Friday, January 02, 2015

Starting 2015 Right!

The holidays have thankfully come and gone and with it the year known as 2014. 2014 was a very, very mixed bag of a year, maybe even more of one than most. The highs were higher and lows lower than any year in a long while. The good is that I graduated from PAFA with my Masters which finally ended my official time as an art student. The whole MFA experience was also pretty mixed and its still an open question as to whether it will pay off artistically vs the cost of doing it. I guess its a question that might take a few years to answer, but I will say that I think one thing I can point to is that the MFA experience made me even more sure and even a bit strident about what I like and don't like and what matters to me as a painter.

So many things are changing now in art education, fueled by the crazy high costs vs the unfortunate outcome for most students. Not being an artist and huge debt.

The fact its too easy to get an A or B in art school which does not translate into actual skills that can later be a real way to make $$ as either a commercial or fine artist is just the start of the problem.

I as returned to doing comic conventions in 2014 after many, many years which was also quite enjoyable and profitable---surprisingly so, even leading to my current gig at DC drawing part of the new Convergence maxi-series.

The bad was dealing with taxes and watching the Ferguson situation and all of its fallout. Seeing how big the whole issue of racism is still a huge open wound on America. How dumb our country is , how polarized and how much we have reversed in a way, driven by fear and the profit made from fear. I mean I know it was this certainly more this way since 9/11, but to see the ugliness that has been squeezed out of people is always unpleasant. You wonder how can and should you respond and I think the best way to start is in your own personal life and dealings with people.

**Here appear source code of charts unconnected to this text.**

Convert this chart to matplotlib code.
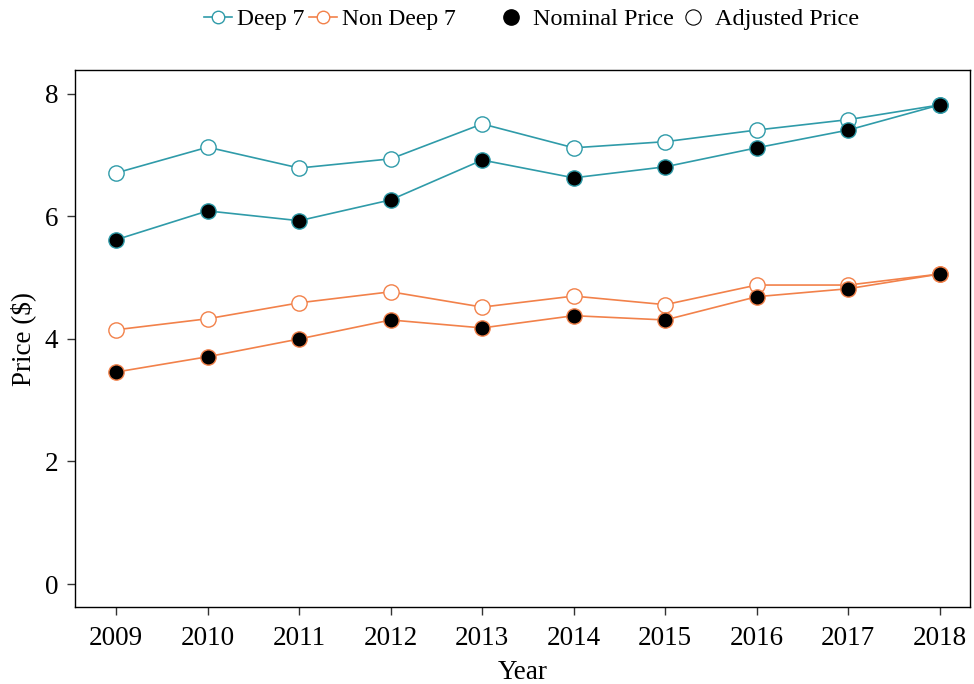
import numpy as np
import matplotlib
matplotlib.use("Agg")
import matplotlib.pyplot as plt
from matplotlib.lines import Line2D

plt.rcParams['font.family'] = ['Liberation Serif', 'DejaVu Serif']

years = [2009, 2010, 2011, 2012, 2013, 2014, 2015, 2016, 2017, 2018]

# Deep 7
deep_adj = [6.71, 7.13, 6.79, 6.94, 7.51, 7.12, 7.22, 7.41, 7.58, 7.82]
deep_nom = [5.62, 6.09, 5.93, 6.27, 6.92, 6.63, 6.81, 7.12, 7.41, 7.82]

# Non Deep 7
non_adj = [4.15, 4.33, 4.59, 4.77, 4.52, 4.70, 4.56, 4.88, 4.88, 5.06]
non_nom = [3.46, 3.71, 4.00, 4.31, 4.18, 4.38, 4.31, 4.69, 4.82, 5.06]

teal = '#2f9ba9'
orange = '#f2814a'

W, H = 974, 684
fig = plt.figure(figsize=(W / 100, H / 100), dpi=100)
ax = fig.add_axes([75 / W, 1 - 607 / H, 895 / W, 537 / H])

ms = 11
for adj, nom, c in [(deep_adj, deep_nom, teal), (non_adj, non_nom, orange)]:
    ax.plot(years, adj, color=c, lw=1.2, marker='o', ms=ms,
            mfc='white', mec=c, mew=1.0, zorder=3)
    ax.plot(years, nom, color=c, lw=1.2, marker='o', ms=ms,
            mfc='black', mec=c, mew=1.0, zorder=3)

ax.set_xlim(2008.55, 2018.33)
ax.set_ylim(-0.375, 8.39)
ax.set_xticks(years)
ax.set_yticks([0, 2, 4, 6, 8])
ax.tick_params(labelsize=19.5, length=6, width=1.0, color='#333333', pad=8)
ax.tick_params(axis='y', pad=6)
ax.set_xlabel('Year', fontsize=19.5, labelpad=6)
ax.set_ylabel('Price ($)', fontsize=19.5, labelpad=6)
for s in ax.spines.values():
    s.set_linewidth(1.0)

# legends above the plot
h1 = [Line2D([], [], color=teal, lw=1.2, marker='o', ms=9, mfc='white', mec=teal),
      Line2D([], [], color=orange, lw=1.2, marker='o', ms=9, mfc='white', mec=orange)]
leg1 = fig.legend(h1, ['Deep 7', 'Non Deep 7'], loc='center left', ncol=2,
                  bbox_to_anchor=(204 / W, 1 - 19 / H), frameon=False, fontsize=17,
                  borderpad=0, borderaxespad=0,
                  handlelength=1.2, handletextpad=0.2, columnspacing=0.2)
h2 = [Line2D([], [], ls='none', marker='o', ms=11, mfc='black', mec='black'),
      Line2D([], [], ls='none', marker='o', ms=11, mfc='white', mec='black', mew=0.8)]
leg2 = fig.legend(h2, ['Nominal Price', 'Adjusted Price'], loc='center left', ncol=2,
                  bbox_to_anchor=(499 / W, 1 - 19 / H), frameon=False, fontsize=17.5,
                  borderpad=0, borderaxespad=0,
                  handlelength=1.0, handletextpad=0.4, columnspacing=0.3)

fig.savefig('out.png', dpi=100)
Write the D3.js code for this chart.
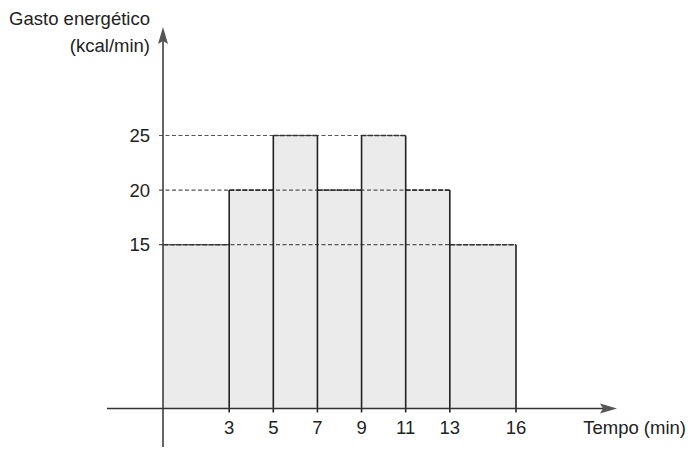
<!DOCTYPE html>
<html>
<head>
<meta charset="utf-8">
<script src="https://cdn.jsdelivr.net/npm/d3@7.9.0/dist/d3.min.js"></script>
<style>
  body { margin: 0; background: #fff; }
  text { font-family: "Liberation Sans", Arial, sans-serif; fill: #222; }
</style>
</head>
<body>
<svg id="chart" width="688" height="450"></svg>
<script>
// Interval edges (min) and energy expenditure for each interval (kcal/min)
const starts = [0, 3, 5, 7, 9, 11, 13];
const ends = [3, 5, 7, 9, 11, 13, 16];
const values = [15, 20, 25, 20, 25, 20, 15];
const xTicks = [3, 5, 7, 9, 11, 13, 16];
const yTicks = [15, 20, 25];

const svg = d3.select("#chart");
const fontSize = "18.5px";

// Scales
const x = d3.scaleLinear().domain([0, 16]).range([163, 516]);
const y = d3.scaleLinear().domain([0, 25]).range([408.5, 135.5]);

const bars = starts.map((s, i) => ({ start: s, end: ends[i], value: values[i] }));

// Bars (fill only)
svg.append("g")
    .selectAll("rect")
    .data(bars)
    .enter()
    .append("rect")
    .attr("x", d => x(d.start))
    .attr("y", d => y(d.value))
    .attr("width", d => x(d.end) - x(d.start))
    .attr("height", d => y(0) - y(d.value))
    .attr("fill", "#ebebeb");

// Dashed reference lines, from the axis to the last bar reaching each value
svg.append("g")
    .selectAll("line")
    .data(yTicks)
    .enter()
    .append("line")
    .attr("x1", x(0) - 4)
    .attr("x2", v => x(d3.max(bars.filter(b => b.value === v), b => b.end)))
    .attr("y1", v => y(v))
    .attr("y2", v => y(v))
    .attr("stroke", "#555")
    .attr("stroke-width", 1.2)
    .attr("stroke-dasharray", "4,2.5");

// Bar tops (dark dashed)
svg.append("g")
    .selectAll("line")
    .data(bars)
    .enter()
    .append("line")
    .attr("x1", d => x(d.start))
    .attr("x2", d => x(d.end))
    .attr("y1", d => y(d.value))
    .attr("y2", d => y(d.value))
    .attr("stroke", "#333")
    .attr("stroke-width", 1.6)
    .attr("stroke-dasharray", "5,1.5");

// Vertical bar edges
const edges = ends.map((e, i) => ({
    t: e,
    top: Math.max(values[i], i + 1 < values.length ? values[i + 1] : 0)
}));
svg.append("g")
    .selectAll("line")
    .data(edges)
    .enter()
    .append("line")
    .attr("x1", d => x(d.t))
    .attr("x2", d => x(d.t))
    .attr("y1", d => y(d.top))
    .attr("y2", y(0) + 4)
    .attr("stroke", "#222")
    .attr("stroke-width", 1.6);

// Axes
const axisColor = "#333";
svg.append("line")
    .attr("x1", 107).attr("x2", 610)
    .attr("y1", y(0)).attr("y2", y(0))
    .attr("stroke", axisColor).attr("stroke-width", 1.5);
svg.append("path")
    .attr("d", `M617,${y(0)} L600,${y(0) - 5} L603,${y(0)} L600,${y(0) + 5} Z`)
    .attr("fill", "#555");

svg.append("line")
    .attr("x1", x(0)).attr("x2", x(0))
    .attr("y1", 34).attr("y2", 447)
    .attr("stroke", axisColor).attr("stroke-width", 1.5);
svg.append("path")
    .attr("d", `M${x(0)},27 L${x(0) - 5},44 L${x(0)},41 L${x(0) + 5},44 Z`)
    .attr("fill", "#555");

// Tick labels
svg.append("g")
    .selectAll("text")
    .data(xTicks)
    .enter()
    .append("text")
    .attr("x", d => x(d))
    .attr("y", 434)
    .attr("text-anchor", "middle")
    .style("font-size", fontSize)
    .text(d => d);

svg.append("g")
    .selectAll("text")
    .data(yTicks)
    .enter()
    .append("text")
    .attr("x", 150)
    .attr("y", d => y(d) + 6.5)
    .attr("text-anchor", "end")
    .style("font-size", fontSize)
    .text(d => d);

// Axis titles
svg.append("text")
    .attr("x", 150).attr("y", 25)
    .attr("text-anchor", "end")
    .style("font-size", fontSize)
    .text("Gasto energético");
svg.append("text")
    .attr("x", 150).attr("y", 52)
    .attr("text-anchor", "end")
    .style("font-size", fontSize)
    .text("(kcal/min)");
svg.append("text")
    .attr("x", 686).attr("y", 434)
    .attr("text-anchor", "end")
    .style("font-size", fontSize)
    .text("Tempo (min)");
</script>
</body>
</html>
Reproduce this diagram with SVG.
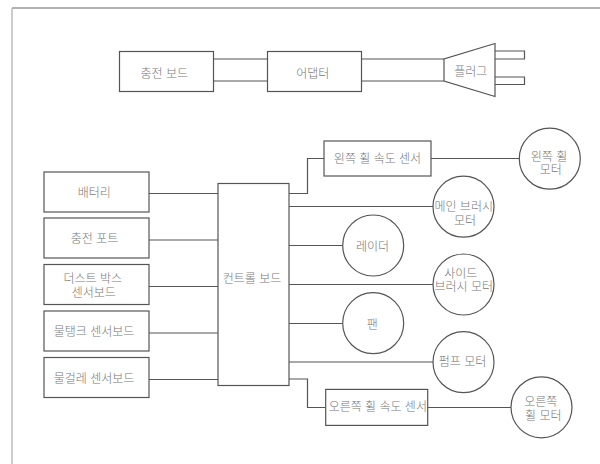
<svg xmlns="http://www.w3.org/2000/svg" width="600" height="464" viewBox="0 0 600 464">
<style>
.s{fill:#fff;stroke:#555;stroke-width:1.2}
.l{fill:none;stroke:#555;stroke-width:1.2}
text{font-family:"Liberation Sans","Noto Sans CJK KR",sans-serif;font-size:12px;font-weight:300;fill:#777;text-anchor:middle}
</style>
<rect width="600" height="464" fill="#fff"/>
<path d="M12 8.500V464" fill="none" stroke="#aaa" stroke-width="1.2"/>
<path d="M12 8H600" fill="none" stroke="#666" stroke-width="1.2"/>
<g id="connectors">
<path class="l" d="M214 59H268M214 81H268M362 59H444M362 81H444"/>
<path class="l" d="M149 193.500H218M149 240H218M149 286.500H218M149 333H218M149 379.500H218"/>
<path class="l" d="M289 193.500H307.500V158.500H324M289 206.500H433M289 245.500H343M289 284.500H433M289 323.500H343M289 362H433M289 379H307.500V407.500H325.500"/>
<path class="l" d="M431 158.500H519M427.500 407.500H511"/>
</g>
<g id="charge-board"><rect class="s" x="119.500" y="51.500" width="94" height="40"/><text x="164.300" y="77.500">충전 보드</text></g>
<g id="adapter"><rect class="s" x="267.500" y="51.500" width="94" height="40"/><text x="312.800" y="77.500">어댑터</text></g>
<g id="plug"><path class="s" d="M495 43.500V96.500L444 81V59ZM495 51H524.500V59H495ZM495 77H524.500V84.500H495Z"/><text x="470.800" y="75.500">플러그</text></g>
<g id="battery"><rect class="s" x="44" y="172" width="105" height="40"/><text x="94.300" y="197">배터리</text></g>
<g id="charge-port"><rect class="s" x="44" y="218" width="105" height="40"/><text x="94.500" y="243">충전 포트</text></g>
<g id="dust-box"><rect class="s" x="44" y="264.500" width="105" height="40"/><text x="92.800" y="283">더스트 박스</text><text x="93.800" y="296.500">센서보드</text></g>
<g id="water-tank"><rect class="s" x="44" y="311" width="105" height="40"/><text x="94" y="335.500">물탱크 센서보드</text></g>
<g id="mop"><rect class="s" x="44" y="357.500" width="105" height="40"/><text x="94" y="383">물걸레 센서보드</text></g>
<g id="control-board"><rect class="s" x="218" y="183.500" width="71" height="202"/><text x="252" y="283">컨트롤 보드</text></g>
<g id="left-speed"><rect class="s" x="324" y="141" width="107" height="35"/><text x="377.500" y="163">왼쪽 휠 속도 센서</text></g>
<g id="left-motor"><circle class="s" cx="549.800" cy="158.700" r="30.500"/><text x="549" y="160.500">왼쪽 휠</text><text x="550.700" y="173.500">모터</text></g>
<g id="main-brush"><circle class="s" cx="463.500" cy="206.700" r="30.500"/><text x="463.700" y="211">메인 브러시</text><text x="465" y="224.500">모터</text></g>
<g id="lidar"><circle class="s" cx="373.200" cy="245.500" r="30.500"/><text x="372.500" y="251">레이더</text></g>
<g id="side-brush"><circle class="s" cx="463.500" cy="284.500" r="30.500"/><text x="460.800" y="277.800">사이드</text><text x="463.700" y="291">브러시 모터</text></g>
<g id="fan"><circle class="s" cx="373.200" cy="323.200" r="30.500"/><text x="372.300" y="328.500">팬</text></g>
<g id="pump"><circle class="s" cx="463.500" cy="362.200" r="30.500"/><text x="462.500" y="366">펌프 모터</text></g>
<g id="right-speed"><rect class="s" x="325.700" y="389.400" width="102" height="36"/><text x="377.800" y="411">오른쪽 휠 속도 센서</text></g>
<g id="right-motor"><circle class="s" cx="541.500" cy="407.300" r="30.500"/><text x="540.800" y="406">오른쪽</text><text x="543.300" y="419.500">휠 모터</text></g>
</svg>
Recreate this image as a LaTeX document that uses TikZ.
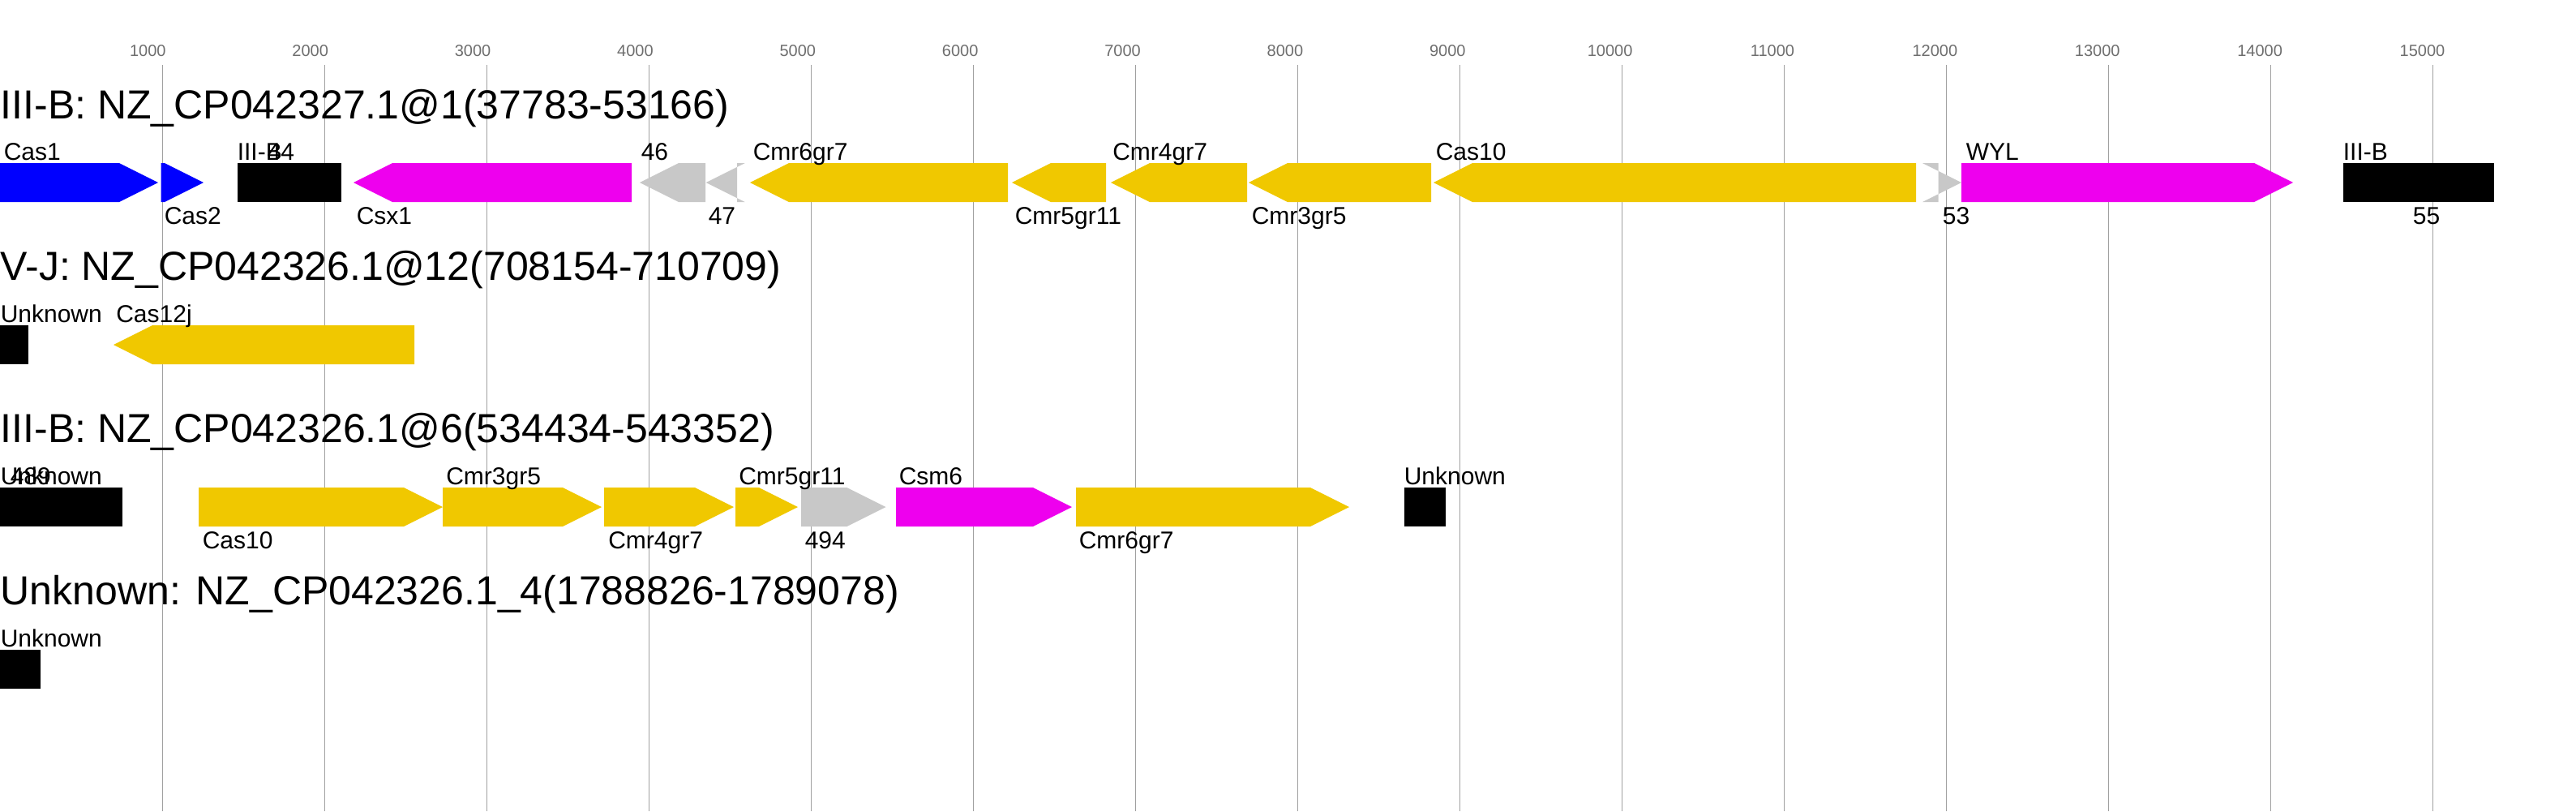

Now that I am 6 months out of grad school the dust is sill not settling quite yet on the home front. The studios here are going to get a major shake-over. After seven years as a student and four with a studio in school--all that STUFF came home. I have to really retrofit my life here. I have already tossed a lot and recycled old painting for new surfaces, yet that is just the tip of the iceberg as they say. I have to really rearrange my home to have a painting studio and a commercial studio. since i decided that for now to not get a studio outside of my home to save some bread sicne I am now paying back that student loan. I am getting rid of so much old equipment as well. old printers and such, old tech that just piles up. So its the middle life trim down. Its amazing home much stuff piles up while making art, fine or commercial!


I had much less teaching than planned as classes didn't run last fall and so far doesn't look like this spring they will either, so I'm moving in other directions now. I am going to be spending that time working on a few new series of paintings and even have a Detroit project I want to do maybe this spring or summer. That will involve travel and logistics I am still looking at now. It sprang from a travel proposal I submitted in my MFA.

The Judge Parker strip is still the main an regular gig and I start my 6th year this Feb on the strip. Man, time flies and the strips are piling up too! I never imagined I'd be a regular comic strip artist but since not juggling so many things like teaching and school I have more time on my hands to enjoy drawing the Judge.

Judge Parker pencils from a Sunday strip later in the month. I made some changes due to learning things about mounting a horse ( only on the left side as I found out). I have never had the chance to ride a horse but an artist friend of mine pointed this out to me.


I even managed to get my brushes wet in the last week starting on X-mas day and do a few small paintings. The two landscapes are for the group show I am in with my fellow Philadelphia Plein Air Painters which open at the Newark Arts Alliance next Friday. The two landscapes are in acrylic, which is a medium I have become quite fond of in the last year and the still life is in oil. These smaller one-shot paintings are a good way to keep the hand warm while waiting to start on the bigger projects.


                                                          Contre Jour  8 x 10 Acrylic
                                                        Japanese Garden 8 x 10 Acrylic
                                                  Ghosts of Christmas Past11.5 x 11.5


I have plans to do more plein air work and even enter all of the new PA competitions one more time. I have been rejected from every one the last several years, and rejection is part of being an artist, so I decided if I don't get in any this year I will abandon trying for those competitions and instead put my money and time toward my other painting endeavors. It also ads up to a tidy sum to enter a lot of competitions. The main goal is to expand my gallery coverage to include galleries across the country this year. So, 2015 has a lot of work to do and hopefully many possibilities.